K: Разумеется, это не страх. Чтобы рабочие отношения были хорошими, надо в первую очередь сделать так, чтобы актёр понимал, что ты ценишь его талант настолько, что хочешь его видеть в своём фильме. И он, безусловно, это понимает, но только в том случае, если это я сам его пригласил, а не студия или продюсер.
G: Вы вообще репетируете?
K: У репетиций весьма ограниченный потенциал. Конечно, они не бесполезны, но я заметил, что репетиции эффективны лишь тогда, когда проходят на полностью подготовленной к съёмкам площадке. К сожалению, обычно, когда площадка готова, уже нужно снимать, так что на репетиции остаётся не очень много времени. Разумеется, некоторым актёрам репетиции нужны больше, некоторым меньше. Актеры, по сути, являются инструментами передачи эмоций, некоторые из них всегда настроены на нужную волну, тогда как другие способны на высший уровень напряжения в одном дубле и никогда не смогут его повторить в другом, как бы они не старались. В Стренджлаве, например, Джордж Скотт играл свою сцену одинаково хорошо в каждом дубле, тогда как Питер Селлерс был невероятно хорош в каком-то одном дубле и не мог потом это повторить.

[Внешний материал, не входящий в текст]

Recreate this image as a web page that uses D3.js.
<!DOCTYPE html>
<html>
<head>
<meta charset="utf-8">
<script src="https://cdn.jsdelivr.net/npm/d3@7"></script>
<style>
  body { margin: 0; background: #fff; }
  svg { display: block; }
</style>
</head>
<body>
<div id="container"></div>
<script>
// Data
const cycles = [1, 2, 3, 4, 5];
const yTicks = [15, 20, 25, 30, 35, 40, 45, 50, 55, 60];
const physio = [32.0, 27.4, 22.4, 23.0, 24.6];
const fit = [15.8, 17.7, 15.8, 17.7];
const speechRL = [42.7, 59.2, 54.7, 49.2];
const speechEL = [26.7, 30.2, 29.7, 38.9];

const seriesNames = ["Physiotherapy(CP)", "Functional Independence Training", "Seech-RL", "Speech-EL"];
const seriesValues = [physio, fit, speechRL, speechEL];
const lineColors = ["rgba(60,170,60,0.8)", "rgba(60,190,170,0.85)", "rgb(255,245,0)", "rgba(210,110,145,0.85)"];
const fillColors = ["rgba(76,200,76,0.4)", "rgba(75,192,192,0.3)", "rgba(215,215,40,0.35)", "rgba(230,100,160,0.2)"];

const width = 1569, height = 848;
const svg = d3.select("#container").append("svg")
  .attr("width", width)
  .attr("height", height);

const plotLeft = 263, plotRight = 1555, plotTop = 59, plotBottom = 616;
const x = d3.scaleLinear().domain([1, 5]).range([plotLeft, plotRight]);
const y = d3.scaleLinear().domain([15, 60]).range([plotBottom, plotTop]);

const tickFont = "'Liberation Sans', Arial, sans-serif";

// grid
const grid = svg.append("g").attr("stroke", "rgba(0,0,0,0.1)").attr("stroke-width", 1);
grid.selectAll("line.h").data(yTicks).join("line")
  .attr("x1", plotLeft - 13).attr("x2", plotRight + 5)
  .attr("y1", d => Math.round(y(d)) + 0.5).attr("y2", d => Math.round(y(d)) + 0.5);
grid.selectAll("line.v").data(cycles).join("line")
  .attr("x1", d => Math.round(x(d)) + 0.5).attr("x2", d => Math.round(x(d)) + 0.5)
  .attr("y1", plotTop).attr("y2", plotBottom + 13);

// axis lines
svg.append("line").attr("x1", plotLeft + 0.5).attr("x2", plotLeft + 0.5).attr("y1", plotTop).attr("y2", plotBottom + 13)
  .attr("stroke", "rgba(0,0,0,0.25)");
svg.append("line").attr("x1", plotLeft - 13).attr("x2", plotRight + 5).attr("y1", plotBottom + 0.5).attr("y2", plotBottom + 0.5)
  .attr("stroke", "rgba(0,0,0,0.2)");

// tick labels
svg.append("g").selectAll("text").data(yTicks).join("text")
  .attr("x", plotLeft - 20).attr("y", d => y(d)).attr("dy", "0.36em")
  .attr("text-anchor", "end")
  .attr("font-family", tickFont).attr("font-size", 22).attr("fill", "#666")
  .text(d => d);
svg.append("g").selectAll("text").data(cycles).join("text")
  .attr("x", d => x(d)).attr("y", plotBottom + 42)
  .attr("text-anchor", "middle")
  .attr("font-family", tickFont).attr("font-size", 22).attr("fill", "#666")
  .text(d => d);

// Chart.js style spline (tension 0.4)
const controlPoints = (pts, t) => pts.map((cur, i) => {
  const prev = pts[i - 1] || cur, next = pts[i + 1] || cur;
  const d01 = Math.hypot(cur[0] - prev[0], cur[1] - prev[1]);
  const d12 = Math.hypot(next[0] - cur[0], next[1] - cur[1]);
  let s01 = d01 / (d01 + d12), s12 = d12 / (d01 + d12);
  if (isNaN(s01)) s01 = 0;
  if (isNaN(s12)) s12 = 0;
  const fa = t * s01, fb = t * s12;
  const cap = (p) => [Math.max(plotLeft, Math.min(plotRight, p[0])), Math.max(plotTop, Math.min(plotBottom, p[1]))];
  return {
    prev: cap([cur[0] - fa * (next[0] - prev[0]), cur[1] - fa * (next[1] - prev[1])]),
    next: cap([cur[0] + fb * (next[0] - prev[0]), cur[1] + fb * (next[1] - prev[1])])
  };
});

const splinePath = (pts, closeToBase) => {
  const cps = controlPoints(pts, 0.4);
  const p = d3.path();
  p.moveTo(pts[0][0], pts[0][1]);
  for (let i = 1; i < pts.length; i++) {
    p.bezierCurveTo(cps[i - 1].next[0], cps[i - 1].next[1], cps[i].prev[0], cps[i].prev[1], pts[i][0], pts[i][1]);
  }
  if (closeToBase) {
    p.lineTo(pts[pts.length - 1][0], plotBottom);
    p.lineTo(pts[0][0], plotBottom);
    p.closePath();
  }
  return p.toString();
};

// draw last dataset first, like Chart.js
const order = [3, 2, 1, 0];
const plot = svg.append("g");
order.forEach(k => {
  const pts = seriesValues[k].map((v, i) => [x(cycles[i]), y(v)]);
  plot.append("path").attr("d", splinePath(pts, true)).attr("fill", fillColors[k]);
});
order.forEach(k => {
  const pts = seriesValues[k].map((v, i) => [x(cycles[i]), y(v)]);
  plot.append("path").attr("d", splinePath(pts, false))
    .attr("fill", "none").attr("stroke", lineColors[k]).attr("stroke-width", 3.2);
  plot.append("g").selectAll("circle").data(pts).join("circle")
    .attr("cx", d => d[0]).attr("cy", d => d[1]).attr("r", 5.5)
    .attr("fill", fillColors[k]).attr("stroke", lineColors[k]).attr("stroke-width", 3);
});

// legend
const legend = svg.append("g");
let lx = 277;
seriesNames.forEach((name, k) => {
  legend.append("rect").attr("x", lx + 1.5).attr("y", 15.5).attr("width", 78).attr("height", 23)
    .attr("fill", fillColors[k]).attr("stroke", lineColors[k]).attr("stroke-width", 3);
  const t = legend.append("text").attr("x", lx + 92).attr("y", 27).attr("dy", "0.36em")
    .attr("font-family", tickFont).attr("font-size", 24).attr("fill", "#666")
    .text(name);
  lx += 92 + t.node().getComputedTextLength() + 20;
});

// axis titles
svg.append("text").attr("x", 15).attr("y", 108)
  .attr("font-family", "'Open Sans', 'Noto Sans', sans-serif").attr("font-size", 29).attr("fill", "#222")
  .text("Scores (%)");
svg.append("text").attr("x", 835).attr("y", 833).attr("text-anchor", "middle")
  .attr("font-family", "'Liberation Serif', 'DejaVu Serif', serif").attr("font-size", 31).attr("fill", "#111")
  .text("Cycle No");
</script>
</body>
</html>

G: По каким критериям вы выбираете, какой дубль использовать?
K: В некоторых случаях дубль настолько очевидно хорош, что это видно сразу. Но если речь идёт о сценах с диалогами, их приходится просматривать по много раз и выбирать кусочки из разных дублей. Больше всего времени при монтаже уходит на изучение всех дублей, пометки и размышления, какой фрагмент лучше всего использовать. На это уходит в десять раз больше времени, чем на собственно монтаж, который делается довольно быстро. Чисто визуальные сцены, конечно, создают гораздо меньше проблем. Сложности с диалогами, это длинные сцены, в которых разные актёры сняты несколько раз разными планами, и работа с ними отнимает большую часть времени.
G: Сколько, в общем объёме, вы монтируете сами, и сколько доверяете режиссеру монтажа?
K: Без меня ничего не монтируется. Каждая секунда моего фильма смонтирована мной: я размечаю каждый кадр, выбираю каждый план и собираю всё только так, как считаю нужным. Написание сценария, съёмки и монтаж – вот из чего состоит процесс создания фильма.